Paginya, ayam berkokok cukup kencang. Alarm ku pun kalah. Kali ini aku lebih bersemangat untuk bangun lebih awal dan melakukan pekerjaan rumah lebih cepat. Selesai memasak, aku bergegas menyiapkan hidangan dalam rantang kecil yang telah ku isi lengkap dengan buah-buahan seadanya.
Aku pergi menemuinya. “Selamat pagi” tidak ada jawaban. “Permisi, Arkan ?” masih hening. Aku memberanikan diri untuk masuk. Langkahku terhenti seketika melihat pemandangan pagi yang lebih indah dari mentari.
Dia tertidur pulas di sofa sambil memegang pensil dan ada kertas putih di meja. Matanya terpejam cukup rapat, nafas nya teratur, bibirnya bahkan tetap tersenyum saat sang empunya berada dalam alam bawah sadar.
Dan yang membuatku lebih takjub adalah dia menggambar seseorang yang sepertinya aku mengenalnya. “Ini aku” batinku menjerit tak tertahan. Tak sempat membangunkannya, aku hanya ingin pulang dan membayangkan betapa beruntungnya aku mengenalnya.
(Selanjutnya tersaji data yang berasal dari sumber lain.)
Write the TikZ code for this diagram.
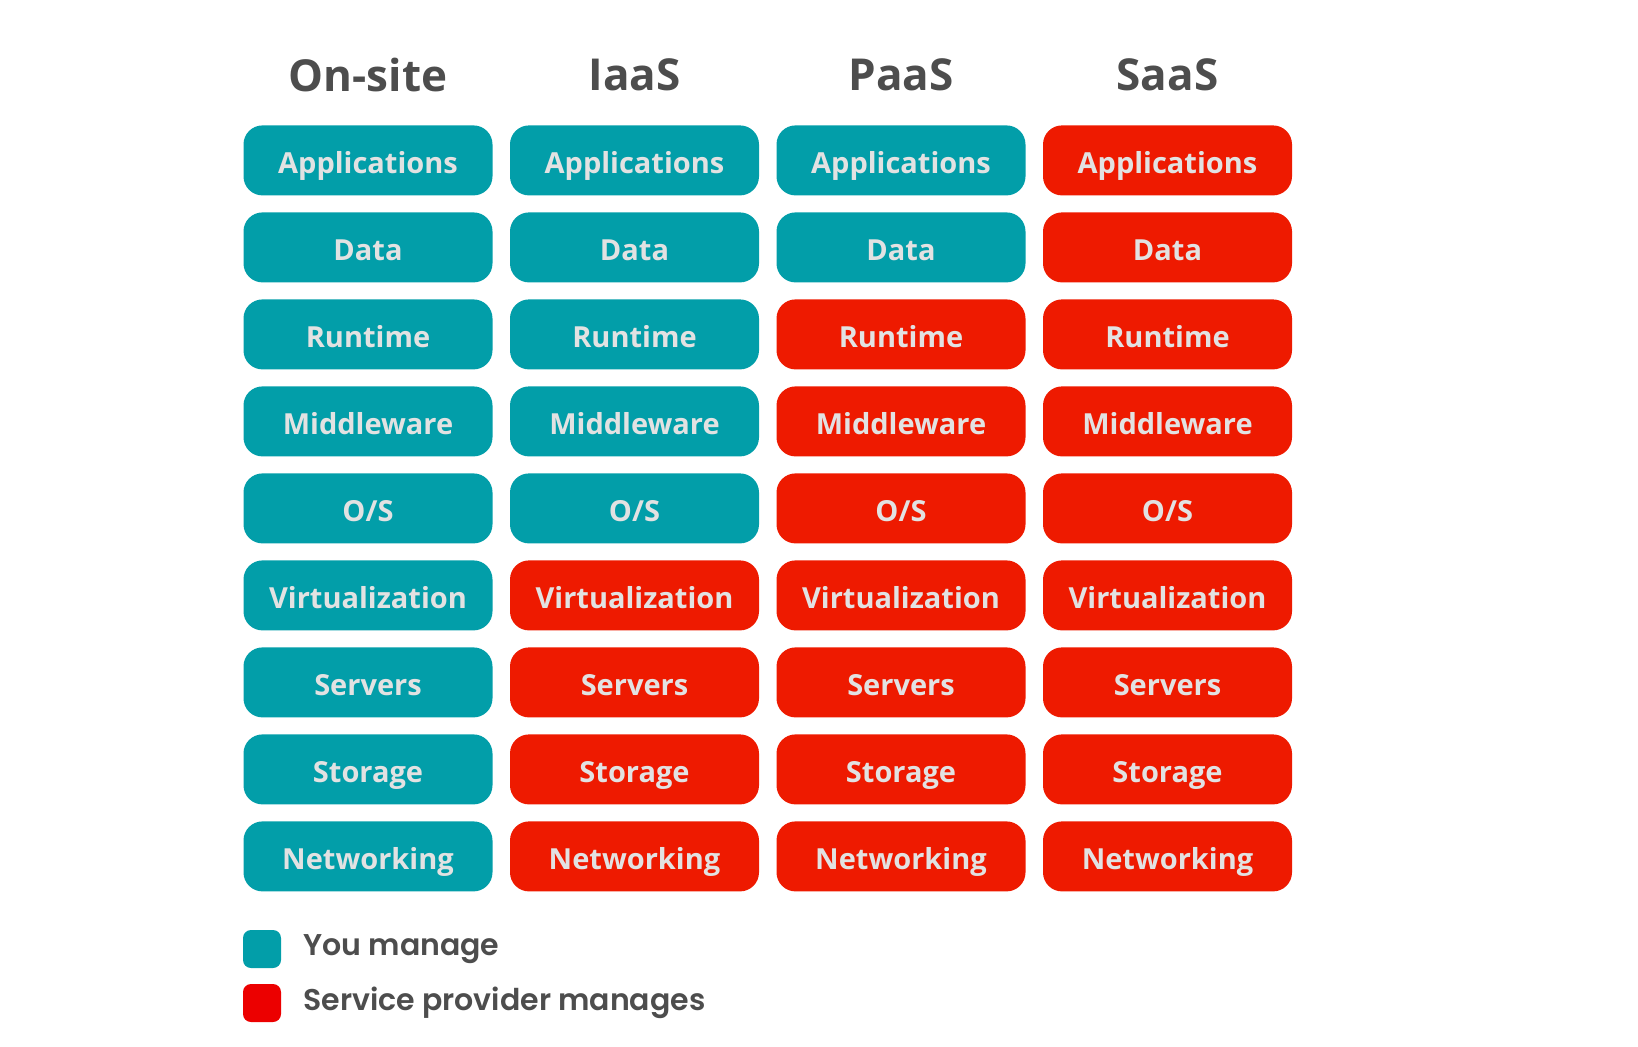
\documentclass[tikz,border=0pt]{standalone}
\usepackage{fontspec}
\setmainfont{Open Sans}
\newfontfamily\legfont{Poppins}[BoldFont={Poppins SemiBold}]
\definecolor{tealc}{RGB}{2,158,169}
\definecolor{redc}{RGB}{238,26,0}
\definecolor{redleg}{RGB}{236,0,0}
\definecolor{boxtext}{RGB}{226,226,226}
\definecolor{headc}{RGB}{77,77,77}
\tikzset{
  layer/.style={rounded corners=19*0.5pt, minimum width=249*0.5pt, minimum height=70*0.5pt,
    inner sep=0pt, text height=12.6pt, text depth=0pt, text=boxtext,
    font=\fontsize{14.5}{16}\selectfont\bfseries},
  mine/.style={layer, fill=tealc},
  theirs/.style={layer, fill=redc},
  head/.style={text=headc, font=\fontsize{22}{26}\selectfont\bfseries},
  legbox/.style={rounded corners=4pt, minimum size=38*0.5pt, inner sep=0pt},
  legtext/.style={text=headc, anchor=west, inner sep=0pt, font=\legfont\fontsize{15}{18}\selectfont\bfseries}
}
\begin{document}
\begin{tikzpicture}[x=0.5pt,y=-0.5pt]
\useasboundingbox (0,0) rectangle (1638,1046);
\def\names{{"Applications","Data","Runtime","Middleware","O/S","Virtualization","Servers","Storage","Networking"}}
\foreach \h [count=\c from 0] in {On-site,IaaS,PaaS,SaaS}
  \node[head] (h\c) at (368+266.5*\c, 75) {\h};
\foreach \c/\n in {0/9,1/5,2/2,3/0}{
  \foreach \r in {0,...,8}{
    \pgfmathsetmacro{\lab}{\names[\r]}
    \ifnum\r<\n
      \node[mine] (b\c-\r) at (368+266.5*\c, 160.4+87*\r) {\lab};
    \else
      \node[theirs] (b\c-\r) at (368+266.5*\c, 160.4+87*\r) {\lab};
    \fi
  }
}
\node[legbox, fill=tealc] (lk1) at (262,949) {};
\node[legbox, fill=redleg] (lk2) at (262,1003) {};
\node[legtext] (lt1) at (303,949) {You manage};
\node[legtext] (lt2) at (303,1003) {Service provider manages};
\end{tikzpicture}
\end{document}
Malam kembali tiba, dan aku masih menunggu seseorang di teras rumah. Berharap dia kembali datang seraya memberi harapan seperti malam dan pagi tadi. Sambil terkantuk-kantuk, sekitar pukul 10.00 WIB malam aku melihat bayangan seseorang melangkah semakin dekat.
Belum juga aku tersadar, dia berkata “Ayla, ngapain malam-malam masih disini. Dingin loh, ayo masuk” ternyata Bu RT, namanya Bu Aini. Dia baik meski terkadang menyebalkan. Aku menyerah untuk terus begadang diluar.
Paginya, aku kembali menyiapkan hidangan untuknya. Aku berjalan sambil bersenandung ria dengan wajah yang berseri-seri. Tiba-tiba Bu RT datang lagi. “Ayla, ayo ikut ibu” ajaknya. “Kemana bu ? Saya ada perlu” ucapku penuh penolakan. “Mau kemana kok bawa hidangan banyak gitu ?“ tanyanya seakan-akan tak tahu bahwa ada orang baru di desanya sendiri.
Selagi mulai berjalan pelan aku menjawab “Buat Arkan bu, ituloh penduduk baru kasihan dia sendirian dan pasti tidak bisa memasak” jelasku panjang lebar. “Nggak. Ayo Ayla, ikut ibu sekarang!” beliau memaksa dan aku tidak mampu menolak.
Perjalanan bersama Bu RT cukup panjang, mungkin sekitar dua hingga tiga jam. Aku sampai di sebuah tempat bertuliskan Klinik Psikolog. Dan aku tak faham tempat seperti apa ini dan apa alasan aku dibawa ke tempat ini.
Setelah sampai dalam, aku ditanyai banyak sekali pertanyaan bahkan tentang Arkan. Aku bercerita dengan sangat antusias dan lengkap sekali. Entah mengapa ketika waktu selesai, aku diberi obat dan disarankan untuk kembali lagi dalam waktu dekat. Sungguh, aku tidak faham.
Sampai rumah, langit mulai petang. Bu RT tidak membiarkanku sendiri di rumah sesunyi ini. Beliau berkata aku sedang sakit. “Ayla, tolong dengarkan ibu. Dan tolong percaya ini. Kamu tahu rumah kosong diseberang ?” tanyanya pelan.